**PROVIDED MATERIAL**
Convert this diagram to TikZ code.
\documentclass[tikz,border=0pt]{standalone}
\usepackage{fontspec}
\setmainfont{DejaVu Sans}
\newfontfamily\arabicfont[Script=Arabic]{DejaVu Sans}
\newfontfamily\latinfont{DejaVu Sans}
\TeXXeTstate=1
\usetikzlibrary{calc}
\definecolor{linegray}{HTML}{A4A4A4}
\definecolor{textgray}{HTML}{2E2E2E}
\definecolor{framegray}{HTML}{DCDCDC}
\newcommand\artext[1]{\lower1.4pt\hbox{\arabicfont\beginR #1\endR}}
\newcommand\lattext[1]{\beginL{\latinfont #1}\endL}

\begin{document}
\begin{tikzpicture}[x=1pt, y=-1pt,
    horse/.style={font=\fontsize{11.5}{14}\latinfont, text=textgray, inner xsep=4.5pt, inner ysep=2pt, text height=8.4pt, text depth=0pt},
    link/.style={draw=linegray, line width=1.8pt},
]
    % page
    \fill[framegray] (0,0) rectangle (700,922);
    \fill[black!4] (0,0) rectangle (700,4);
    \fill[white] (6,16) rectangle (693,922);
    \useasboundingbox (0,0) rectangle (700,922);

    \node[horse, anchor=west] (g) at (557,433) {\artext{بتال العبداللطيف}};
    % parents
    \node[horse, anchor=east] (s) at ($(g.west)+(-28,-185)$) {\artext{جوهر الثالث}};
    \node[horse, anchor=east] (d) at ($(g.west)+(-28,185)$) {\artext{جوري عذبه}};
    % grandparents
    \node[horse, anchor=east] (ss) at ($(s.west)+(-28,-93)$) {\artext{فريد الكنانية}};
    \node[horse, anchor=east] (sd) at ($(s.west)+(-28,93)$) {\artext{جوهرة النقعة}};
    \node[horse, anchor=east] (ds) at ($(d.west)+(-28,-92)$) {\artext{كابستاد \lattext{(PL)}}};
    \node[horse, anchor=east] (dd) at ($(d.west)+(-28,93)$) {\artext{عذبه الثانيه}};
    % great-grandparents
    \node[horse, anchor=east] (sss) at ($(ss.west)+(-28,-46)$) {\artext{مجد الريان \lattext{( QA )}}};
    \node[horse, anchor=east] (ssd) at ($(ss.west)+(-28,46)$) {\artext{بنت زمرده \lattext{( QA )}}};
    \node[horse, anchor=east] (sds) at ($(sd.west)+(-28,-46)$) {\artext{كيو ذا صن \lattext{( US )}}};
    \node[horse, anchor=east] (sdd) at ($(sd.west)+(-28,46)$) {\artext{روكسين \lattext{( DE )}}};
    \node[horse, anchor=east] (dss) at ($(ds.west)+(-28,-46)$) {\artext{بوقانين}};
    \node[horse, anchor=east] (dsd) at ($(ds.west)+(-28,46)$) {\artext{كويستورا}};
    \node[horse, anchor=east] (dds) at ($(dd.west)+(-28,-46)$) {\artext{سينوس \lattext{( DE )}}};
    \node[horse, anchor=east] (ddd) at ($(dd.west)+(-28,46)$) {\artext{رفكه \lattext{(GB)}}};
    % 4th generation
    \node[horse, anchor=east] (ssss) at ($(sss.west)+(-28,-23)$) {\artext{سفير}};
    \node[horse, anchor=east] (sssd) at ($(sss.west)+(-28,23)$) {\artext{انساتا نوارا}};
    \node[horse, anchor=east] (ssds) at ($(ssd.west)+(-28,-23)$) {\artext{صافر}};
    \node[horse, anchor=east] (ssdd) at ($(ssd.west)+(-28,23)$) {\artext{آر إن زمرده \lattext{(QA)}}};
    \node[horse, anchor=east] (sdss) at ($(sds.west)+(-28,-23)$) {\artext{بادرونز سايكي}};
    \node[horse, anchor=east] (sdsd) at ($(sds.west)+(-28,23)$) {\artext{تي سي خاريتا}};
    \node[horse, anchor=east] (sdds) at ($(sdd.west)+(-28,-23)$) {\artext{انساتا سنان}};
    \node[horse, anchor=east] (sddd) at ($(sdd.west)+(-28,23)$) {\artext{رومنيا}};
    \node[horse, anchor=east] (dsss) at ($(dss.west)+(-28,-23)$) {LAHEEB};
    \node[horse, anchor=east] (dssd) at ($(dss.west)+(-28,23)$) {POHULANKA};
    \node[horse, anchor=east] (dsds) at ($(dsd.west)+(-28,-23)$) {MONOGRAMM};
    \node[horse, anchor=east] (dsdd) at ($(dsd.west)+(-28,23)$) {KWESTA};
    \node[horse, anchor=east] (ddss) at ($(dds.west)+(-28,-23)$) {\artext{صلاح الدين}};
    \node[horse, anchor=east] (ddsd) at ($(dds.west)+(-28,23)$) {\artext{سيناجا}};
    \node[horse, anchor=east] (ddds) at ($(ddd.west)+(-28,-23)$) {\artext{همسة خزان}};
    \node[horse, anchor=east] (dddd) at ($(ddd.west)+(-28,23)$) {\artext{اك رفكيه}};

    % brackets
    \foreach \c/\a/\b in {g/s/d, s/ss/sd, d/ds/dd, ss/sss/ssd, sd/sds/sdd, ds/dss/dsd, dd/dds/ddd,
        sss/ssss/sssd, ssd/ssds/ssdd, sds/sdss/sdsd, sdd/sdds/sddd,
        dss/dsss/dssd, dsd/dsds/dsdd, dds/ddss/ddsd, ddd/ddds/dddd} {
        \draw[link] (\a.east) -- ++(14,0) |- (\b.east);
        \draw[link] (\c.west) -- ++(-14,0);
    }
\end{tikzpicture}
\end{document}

**DESCRIPTION OF THE TASK**
Copy out all of the data exactly, leaving nothing out.

**SOLUTION TO THE EXERCISE**
Convert this diagram to TikZ code.
\documentclass[tikz,border=0pt]{standalone}
\usepackage{fontspec}
\setmainfont{DejaVu Sans}
\newfontfamily\arabicfont[Script=Arabic]{DejaVu Sans}
\newfontfamily\latinfont{DejaVu Sans}
\TeXXeTstate=1
\usetikzlibrary{calc}
\definecolor{linegray}{HTML}{A4A4A4}
\definecolor{textgray}{HTML}{2E2E2E}
\definecolor{framegray}{HTML}{DCDCDC}
\newcommand\artext[1]{\lower1.4pt\hbox{\arabicfont\beginR #1\endR}}
\newcommand\lattext[1]{\beginL{\latinfont #1}\endL}

\begin{document}
\begin{tikzpicture}[x=1pt, y=-1pt,
    horse/.style={font=\fontsize{11.5}{14}\latinfont, text=textgray, inner xsep=4.5pt, inner ysep=2pt, text height=8.4pt, text depth=0pt},
    link/.style={draw=linegray, line width=1.8pt},
]
    % page
    \fill[framegray] (0,0) rectangle (700,922);
    \fill[black!4] (0,0) rectangle (700,4);
    \fill[white] (6,16) rectangle (693,922);
    \useasboundingbox (0,0) rectangle (700,922);

    \node[horse, anchor=west] (g) at (557,433) {\artext{بتال العبداللطيف}};
    % parents
    \node[horse, anchor=east] (s) at ($(g.west)+(-28,-185)$) {\artext{جوهر الثالث}};
    \node[horse, anchor=east] (d) at ($(g.west)+(-28,185)$) {\artext{جوري عذبه}};
    % grandparents
    \node[horse, anchor=east] (ss) at ($(s.west)+(-28,-93)$) {\artext{فريد الكنانية}};
    \node[horse, anchor=east] (sd) at ($(s.west)+(-28,93)$) {\artext{جوهرة النقعة}};
    \node[horse, anchor=east] (ds) at ($(d.west)+(-28,-92)$) {\artext{كابستاد \lattext{(PL)}}};
    \node[horse, anchor=east] (dd) at ($(d.west)+(-28,93)$) {\artext{عذبه الثانيه}};
    % great-grandparents
    \node[horse, anchor=east] (sss) at ($(ss.west)+(-28,-46)$) {\artext{مجد الريان \lattext{( QA )}}};
    \node[horse, anchor=east] (ssd) at ($(ss.west)+(-28,46)$) {\artext{بنت زمرده \lattext{( QA )}}};
    \node[horse, anchor=east] (sds) at ($(sd.west)+(-28,-46)$) {\artext{كيو ذا صن \lattext{( US )}}};
    \node[horse, anchor=east] (sdd) at ($(sd.west)+(-28,46)$) {\artext{روكسين \lattext{( DE )}}};
    \node[horse, anchor=east] (dss) at ($(ds.west)+(-28,-46)$) {\artext{بوقانين}};
    \node[horse, anchor=east] (dsd) at ($(ds.west)+(-28,46)$) {\artext{كويستورا}};
    \node[horse, anchor=east] (dds) at ($(dd.west)+(-28,-46)$) {\artext{سينوس \lattext{( DE )}}};
    \node[horse, anchor=east] (ddd) at ($(dd.west)+(-28,46)$) {\artext{رفكه \lattext{(GB)}}};
    % 4th generation
    \node[horse, anchor=east] (ssss) at ($(sss.west)+(-28,-23)$) {\artext{سفير}};
    \node[horse, anchor=east] (sssd) at ($(sss.west)+(-28,23)$) {\artext{انساتا نوارا}};
    \node[horse, anchor=east] (ssds) at ($(ssd.west)+(-28,-23)$) {\artext{صافر}};
    \node[horse, anchor=east] (ssdd) at ($(ssd.west)+(-28,23)$) {\artext{آر إن زمرده \lattext{(QA)}}};
    \node[horse, anchor=east] (sdss) at ($(sds.west)+(-28,-23)$) {\artext{بادرونز سايكي}};
    \node[horse, anchor=east] (sdsd) at ($(sds.west)+(-28,23)$) {\artext{تي سي خاريتا}};
    \node[horse, anchor=east] (sdds) at ($(sdd.west)+(-28,-23)$) {\artext{انساتا سنان}};
    \node[horse, anchor=east] (sddd) at ($(sdd.west)+(-28,23)$) {\artext{رومنيا}};
    \node[horse, anchor=east] (dsss) at ($(dss.west)+(-28,-23)$) {LAHEEB};
    \node[horse, anchor=east] (dssd) at ($(dss.west)+(-28,23)$) {POHULANKA};
    \node[horse, anchor=east] (dsds) at ($(dsd.west)+(-28,-23)$) {MONOGRAMM};
    \node[horse, anchor=east] (dsdd) at ($(dsd.west)+(-28,23)$) {KWESTA};
    \node[horse, anchor=east] (ddss) at ($(dds.west)+(-28,-23)$) {\artext{صلاح الدين}};
    \node[horse, anchor=east] (ddsd) at ($(dds.west)+(-28,23)$) {\artext{سيناجا}};
    \node[horse, anchor=east] (ddds) at ($(ddd.west)+(-28,-23)$) {\artext{همسة خزان}};
    \node[horse, anchor=east] (dddd) at ($(ddd.west)+(-28,23)$) {\artext{اك رفكيه}};

    % brackets
    \foreach \c/\a/\b in {g/s/d, s/ss/sd, d/ds/dd, ss/sss/ssd, sd/sds/sdd, ds/dss/dsd, dd/dds/ddd,
        sss/ssss/sssd, ssd/ssds/ssdd, sds/sdss/sdsd, sdd/sdds/sddd,
        dss/dsss/dssd, dsd/dsds/dsdd, dds/ddss/ddsd, ddd/ddds/dddd} {
        \draw[link] (\a.east) -- ++(14,0) |- (\b.east);
        \draw[link] (\c.west) -- ++(-14,0);
    }
\end{tikzpicture}
\end{document}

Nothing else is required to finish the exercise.